お庭もあり、かなりゆったりとした造りのお店なのですが、カウンター8席に個室のみと贅沢な空間使いです。唐津将作シェフは長崎にあるご実家の和食店で腕を磨いた後、京都吉兆へ。2017年11月に独立を果たし、新たなステージへの挑戦です。
素敵な八寸。9時から時計回りにバイ貝、タコの子、なんだっけ?噴火湾の毛ガニ、枝豆サツマイモれんこん、中央のちまきには明石のタコ。生ビールは700円で酒は1合1,200円~と良心的な価格設定であり、この八寸でかなり飲めてしまいます。
お椀はハモ。生臭さは一切なく、一方でかなり食べ応えのあるサイズであり、かなり満足度の高い1杯です。
お刺身はアコウダイ。薄切りながら深海魚らしくマッチョな歯ごたえならに味わいであり美味。チリ酢をたっぷりつけて至福のひととき。
カツオの藁焼き。大サイズのカツオを目の前でジュウジュウと炙ってくださるため、とにかく香りが良い。食べる前からああこれはきっと美味しいなと感じ、実際に旨いのである。やっぱり音や香り、温度も料理にとっては重要なファクターなのである。
琵琶湖の鮎。やはりこちらも目の前で時間をかけてじっくりと炙ってくれます。他店に比べると、待つ度胸の光る長時間炙りであり、その甲斐あってか味覚が上手く凝縮されているような気がしました。
うほー、炊き合わせにカニやらウニやらなんとも豪華。サトイモやシイタケが主題のはずではありますが、スター食材に囲まれるとどうも目尻が下がってしまう。

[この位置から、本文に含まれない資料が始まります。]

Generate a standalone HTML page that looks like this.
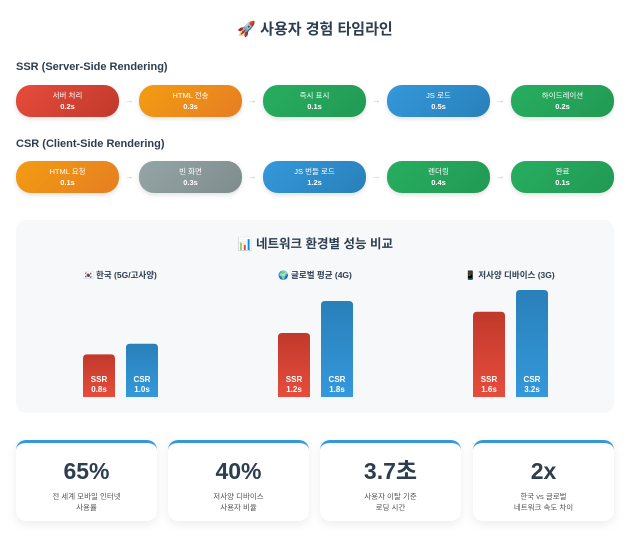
<!DOCTYPE html>
<html><head><meta charset="utf-8"><style>
*{box-sizing:border-box;margin:0;padding:0}
body{width:630px;height:544px;background:#fff;font-family:"Liberation Sans","Noto Sans CJK KR",sans-serif;color:#2c3e50;position:relative;overflow:hidden}
.title{position:absolute;top:18px;left:0;width:630px;text-align:center;font-size:15px;font-weight:bold}
.sec{position:absolute;left:16px;font-size:11px;font-weight:bold}
.row{position:absolute;left:16px;width:598px;height:32px}
.box{position:absolute;top:0;width:103px;height:32px;border-radius:15px;color:#fff;text-align:center;font-size:7.5px;line-height:11px;padding-top:5px;box-shadow:0 2px 5px rgba(0,0,0,.12)}
.box b{display:block}
.arr{position:absolute;top:10px;width:20px;text-align:center;color:#bbb;font-size:9px}
.red{background:linear-gradient(135deg,#e74c3c,#c0392b)}
.ora{background:linear-gradient(135deg,#f39c12,#e67e22)}
.grn{background:linear-gradient(135deg,#27ae60,#229954)}
.blu{background:linear-gradient(135deg,#3498db,#2980b9)}
.gry{background:linear-gradient(135deg,#95a5a6,#7f8c8d)}
#panel{position:absolute;left:16px;top:220px;width:598px;height:193px;background:#f7f8fa;border-radius:10px}
.card{position:absolute;top:440px;width:141px;height:81px;background:#fff;border-radius:10px;border-top:3px solid #3498db;box-shadow:0 3px 10px rgba(0,0,0,.08);text-align:center}
.card .n{font-size:23px;font-weight:bold;margin-top:14px;height:28px;line-height:28px;color:#2c3e50}
.card .l{font-size:7.5px;color:#555;line-height:11px;margin-top:6px}
</style></head><body>
<div class="title">🚀 사용자 경험 타임라인</div>
<div class="sec" style="top:61px">SSR (Server-Side Rendering)</div>
<div class="row" style="top:85px">
<div class="box red" style="left:0">서버 처리<b>0.2s</b></div>
<div class="arr" style="left:103px">→</div>
<div class="box ora" style="left:123px">HTML 전송<b>0.3s</b></div>
<div class="arr" style="left:226px">→</div>
<div class="box grn" style="left:247px">즉시 표시<b>0.1s</b></div>
<div class="arr" style="left:350px">→</div>
<div class="box blu" style="left:371px">JS 로드<b>0.5s</b></div>
<div class="arr" style="left:474px">→</div>
<div class="box grn" style="left:495px">하이드레이션<b>0.2s</b></div>
</div>
<div class="sec" style="top:138px">CSR (Client-Side Rendering)</div>
<div class="row" style="top:161px">
<div class="box ora" style="left:0">HTML 요청<b>0.1s</b></div>
<div class="arr" style="left:103px">→</div>
<div class="box gry" style="left:123px">빈 화면<b>0.3s</b></div>
<div class="arr" style="left:226px">→</div>
<div class="box blu" style="left:247px">JS 번들 로드<b>1.2s</b></div>
<div class="arr" style="left:350px">→</div>
<div class="box grn" style="left:371px">렌더링<b>0.4s</b></div>
<div class="arr" style="left:474px">→</div>
<div class="box grn" style="left:495px">완료<b>0.1s</b></div>
</div>
<div id="panel">
<svg id="chart" width="598" height="193"></svg>
</div>
<div class="card" style="left:16px"><div class="n">65%</div><div class="l">전 세계 모바일 인터넷<br>사용률</div></div>
<div class="card" style="left:168px"><div class="n">40%</div><div class="l">저사양 디바이스<br>사용자 비율</div></div>
<div class="card" style="left:320px"><div class="n">3.7초</div><div class="l">사용자 이탈 기준<br>로딩 시간</div></div>
<div class="card" style="left:473px"><div class="n">2x</div><div class="l">한국 vs 글로벌<br>네트워크 속도 차이</div></div>
<script>
const groups=["🇰🇷 한국 (5G/고사양)","🌍 글로벌 평균 (4G)","📱 저사양 디바이스 (3G)"];
const ssrValues=[0.8,1.2,1.6];
const csrValues=[1.0,1.8,3.2];
const svg=document.getElementById('chart');
const NS='http://www.w3.org/2000/svg';
const baseY=177, pxPer=53.3, maxH=107;
function yH(v){return Math.min(v*pxPer,maxH);}
function gx(i){return 104+i*195;}
function mk(t,a){const e=document.createElementNS(NS,t);for(const k in a)e.setAttribute(k,a[k]);svg.appendChild(e);return e;}
const defs=mk('defs',{});
defs.innerHTML='<linearGradient id="gr" x1="0" y1="0" x2="0" y2="1"><stop offset="0" stop-color="#c0392b"/><stop offset="1" stop-color="#e74c3c"/></linearGradient><linearGradient id="gb" x1="0" y1="0" x2="0" y2="1"><stop offset="0" stop-color="#2980b9"/><stop offset="1" stop-color="#3498db"/></linearGradient>';
const t=mk('text',{x:299,y:28,'text-anchor':'middle','font-size':'12.5','font-weight':'bold',fill:'#2c3e50'});
t.textContent='📊 네트워크 환경별 성능 비교';


groups.forEach((g,i)=>{
  const cx=gx(i);
  const l=mk('text',{x:cx,y:58,'text-anchor':'middle','font-size':'8.5','font-weight':'bold',fill:'#2c3e50'});
  l.textContent=g;
  
  
  [[ssrValues[i],'SSR','url(#gr)',cx-37],[csrValues[i],'CSR','url(#gb)',cx+6]].forEach(([v,n,f,x])=>{
    const h=yH(v);
    const r=mk('path',{d:`M${x} ${baseY}V${baseY-h+4}Q${x} ${baseY-h} ${x+4} ${baseY-h}H${x+28}Q${x+32} ${baseY-h} ${x+32} ${baseY-h+4}V${baseY}Z`,fill:f});
    
    
    const a=mk('text',{x:x+16,y:baseY-15,'text-anchor':'middle','font-size':'8','font-weight':'bold',fill:'#fff'});a.textContent=n;
    
    
    const b=mk('text',{x:x+16,y:baseY-5,'text-anchor':'middle','font-size':'8','font-weight':'bold',fill:'#fff'});b.textContent=v.toFixed(1)+'s';
    
    
  });
});
</script>
</body></html>
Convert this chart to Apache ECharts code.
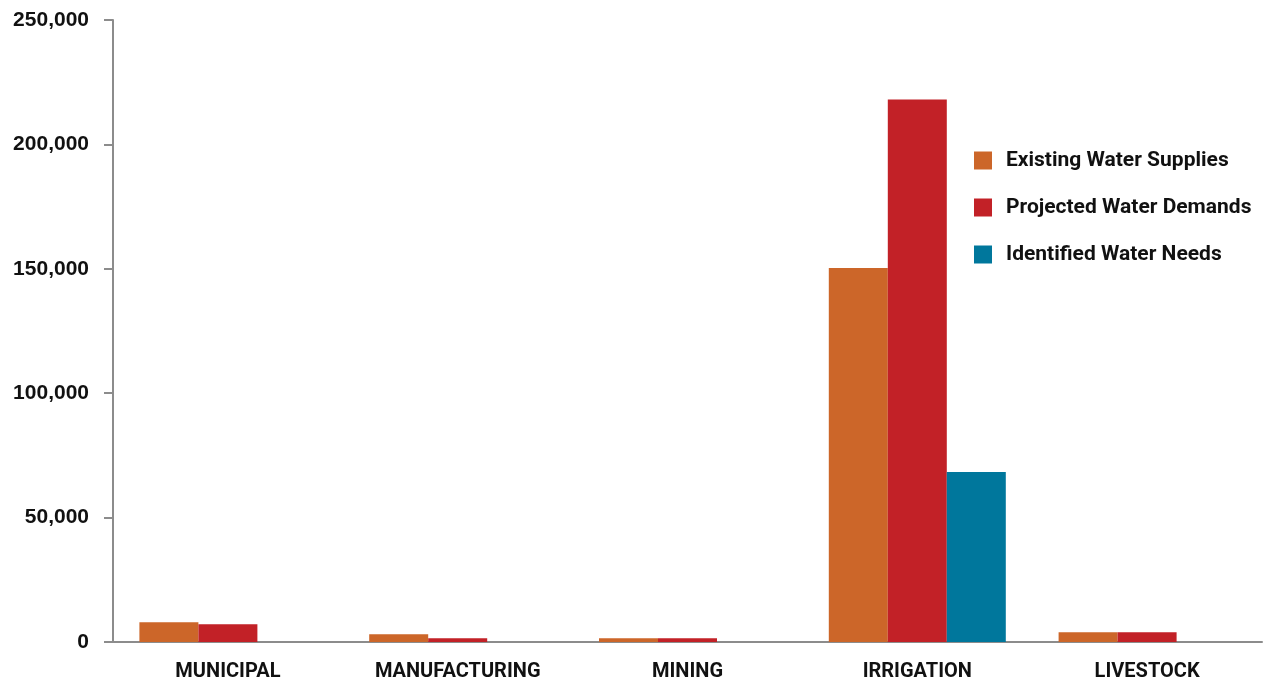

お食事は炊き立ての白米に卵黄、ちりめん山椒、お漬物。ごはんのお代わりはもちろんOKで、ちりめん山椒も好きなだけぶっかけることができます。赤だしには味の濃いトウモロコシが加わっており面白い味覚でした。
ちなみに私が少し日本酒を残しているのを見かねてか、オマケでカラスミを付けてくれました。なんていい人なんだ。きっと大将も酒飲みに違いない。この発想は下戸には無い。
甘味は水ようかん。終盤に濃厚な砂糖の塊を食べるよりも、こういったスっと溶けていく系のスイーツのほうが私は好き。品の良い甘さと共に、店主がその場で立ててくれるお抹茶で心地よいフィニッシュです。
以上をひと通り食べ、ビールとお酒を飲んでお会計は1万円ポッキリ。たまらん。何なんだこの費用対効果の良さは。お料理だけだと7千円という奇跡の価格設定であり、その金額の割にはかなり気前の良い食材使いです。
これはいい店だ。次回は夜にフルパワーのマックスコースでお邪魔したいと思います。